Publisher: New Haven, Connecticut: Yale University Art Gallery and Yale University Press, 2015
Edition: 1st Edition
Condition: New / No dust jacket as issued
Item #: 112290
Price is net to all; promotional discounts do not apply.
First edition, first printing. Signed in black ink on the half-title page by Friedlander. Hardcover. Photographically illustrated laminated paper-covered boards, no dust jacket as issued. Photographs by Lee Friedlander. Design by Katy Homans. Duotone separations by Thomas Palmer. 214 pp., with 202 black-and-white reproductions. 9-5/8 x 11 inches.

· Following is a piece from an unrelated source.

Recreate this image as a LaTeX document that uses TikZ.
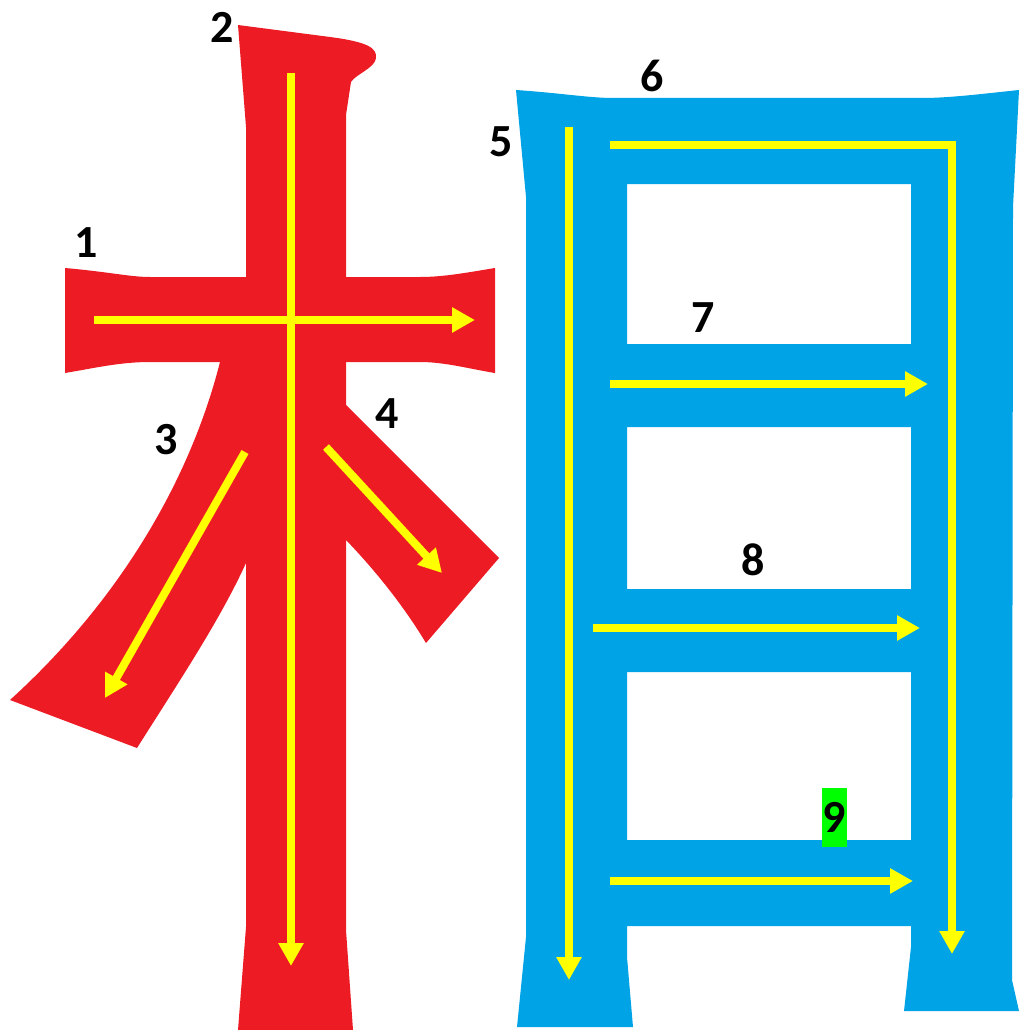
\documentclass[tikz,border=0pt]{standalone}
\usepackage{fontspec}
\setmainfont{Carlito}
\usetikzlibrary{arrows.meta}
\definecolor{strokered}{HTML}{ED1C24}
\definecolor{strokeblue}{HTML}{00A3E6}
\definecolor{pathyellow}{HTML}{FFFF00}
\definecolor{marklime}{HTML}{00FF00}
\tikzset{
  order/.style={
    pathyellow,
    line width=8pt,
    arrows={-Triangle[width=24pt, length=23pt]},
  },
  num/.style={
    font=\fontsize{46}{46}\selectfont\bfseries,
    text=black,
    inner sep=0pt,
  }
}

\begin{document}
\begin{tikzpicture}[x=1pt, y=-1pt]
    \useasboundingbox (0, 0) rectangle (1020, 1030);

    % left part: red strokes
    \fill[strokered] (65, 268) .. controls (110, 272) and (130, 277) .. (150, 277) -- (420, 277)
        .. controls (445, 277) and (470, 272) .. (495, 268) -- (495, 373)
        .. controls (470, 369) and (445, 362) .. (420, 362) -- (150, 362)
        .. controls (120, 362) and (95, 368) .. (65, 373) -- cycle;
    \fill[strokered] (238, 25) -- (330, 37) .. controls (368, 42) and (377, 48) .. (376, 58)
        .. controls (375, 68) and (356, 74) .. (351, 82) -- (346, 115) -- (346, 930)
        -- (353, 1030) -- (238, 1030) -- (246, 927) -- (246, 127) -- cycle;
    \fill[strokered] (220, 362) -- (250, 362) -- (250, 563) -- (246, 563)
        .. controls (220, 620) and (180, 680) .. (137, 748) -- (10, 700)
        .. controls (120, 600) and (190, 480) .. (220, 362) -- cycle;
    \fill[strokered] (340, 399) -- (499, 558) -- (426, 643)
        .. controls (400, 600) and (370, 565) .. (346, 540) -- (340, 540) -- cycle;

    % right part: blue strokes
    \fill[strokeblue, even odd rule] (516, 90) .. controls (560, 93) and (590, 98) .. (613, 98) -- (923, 98)
        .. controls (950, 98) and (990, 93) .. (1019, 90) -- (1013, 207) -- (1012, 980)
        -- (1019, 1011) -- (904, 1011) -- (911, 947) -- (911, 926) -- (627, 926)
        -- (627, 957) -- (633, 1027) -- (517, 1027) -- (526, 937) -- (526, 197) -- cycle
        (627, 184) rectangle (911, 344)
        (627, 427) rectangle (911, 589)
        (627, 672) rectangle (911, 840);

    % stroke order arrows
    \draw[order] (94, 320) -- (475, 320);
    \draw[order] (291, 73) -- (291, 966);
    \draw[order] (245, 452) -- (105, 698);
    \draw[order] (326, 447) -- (442, 573);
    \draw[order] (569, 127) -- (569, 980);
    \draw[order] (610, 145) -| (952, 954);
    \draw[order] (610, 384) -- (928, 384);
    \draw[order] (593, 628) -- (920, 628);
    \draw[order] (610, 881) -- (913, 881);

    % numbers
    \node[num] (n1) at (86, 243) {1};
    \node[num] (n2) at (222, 27) {2};
    \node[num] (n3) at (166, 440) {3};
    \node[num] (n4) at (387, 414) {4};
    \node[num] (n5) at (501, 142) {5};
    \node[num] (n6) at (652, 76) {6};
    \node[num] (n7) at (703, 318) {7};
    \node[num] (n8) at (753, 560) {8};
    \node[num, fill=marklime, minimum width=25pt, minimum height=59pt] (n9) at (834.5, 817.5) {9};

  \end{tikzpicture}
\end{document}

Lee Friedlander’s work is widely known for transforming our visual understanding of contemporary American culture. Known for passionately embracing all subject matter, Friedlander photographed nearly every facet of American life from the 1950s to the present. From factories in Pennsylvania, to the jazz scene in New Orleans, to the deserts of the Southwest, Friedlander's complex formal visual strategies continue to influence the way we understand, analyze, and experience modern American experience. Friedlander's work continues to influence photographic practice internationally, in part due to the heightened sense of self-awareness that is a trademark of so many of his photographs and in part because of his ability to embrace wide-ranging subject matter, always interpreting it in an elegance that hadn't existed prior to his work.
New (from Friedlander's personal archive).

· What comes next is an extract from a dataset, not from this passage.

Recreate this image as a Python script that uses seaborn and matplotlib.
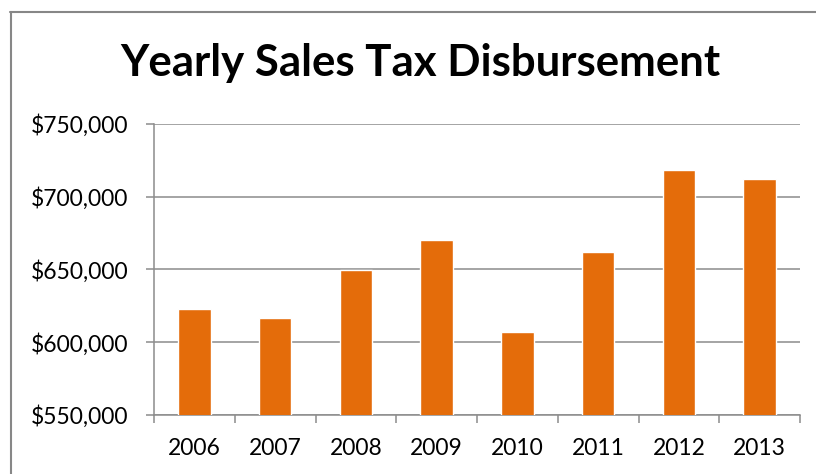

From the publisher: "American photographer Lee Friedlander (born 1934) has had an expansive career, photographing his subjects--from family and friends to political figures and celebrities--in their everyday environments, while simultaneously changing the very landscape of his chosen media. The Human Clay is a new series of six publications to be released over three years, each of which focuses on images of people and features hundreds of photographs, many never before published, chosen and sequenced by the artist himself from his vast archive. In Children, 200 photographs are presented in two sections. The first features images of children that the artist has known: being bathed or fed, laughing or crying with family members, posing with pets or mugging for the camera. The second section presents works from Friedlander’s years of photographing people on the street: children in parades, sitting in cars, or reflected in storefront windows. Taken together, these images offer a picture of America's youth through the eyes of one of the most renowned photographers of his generation."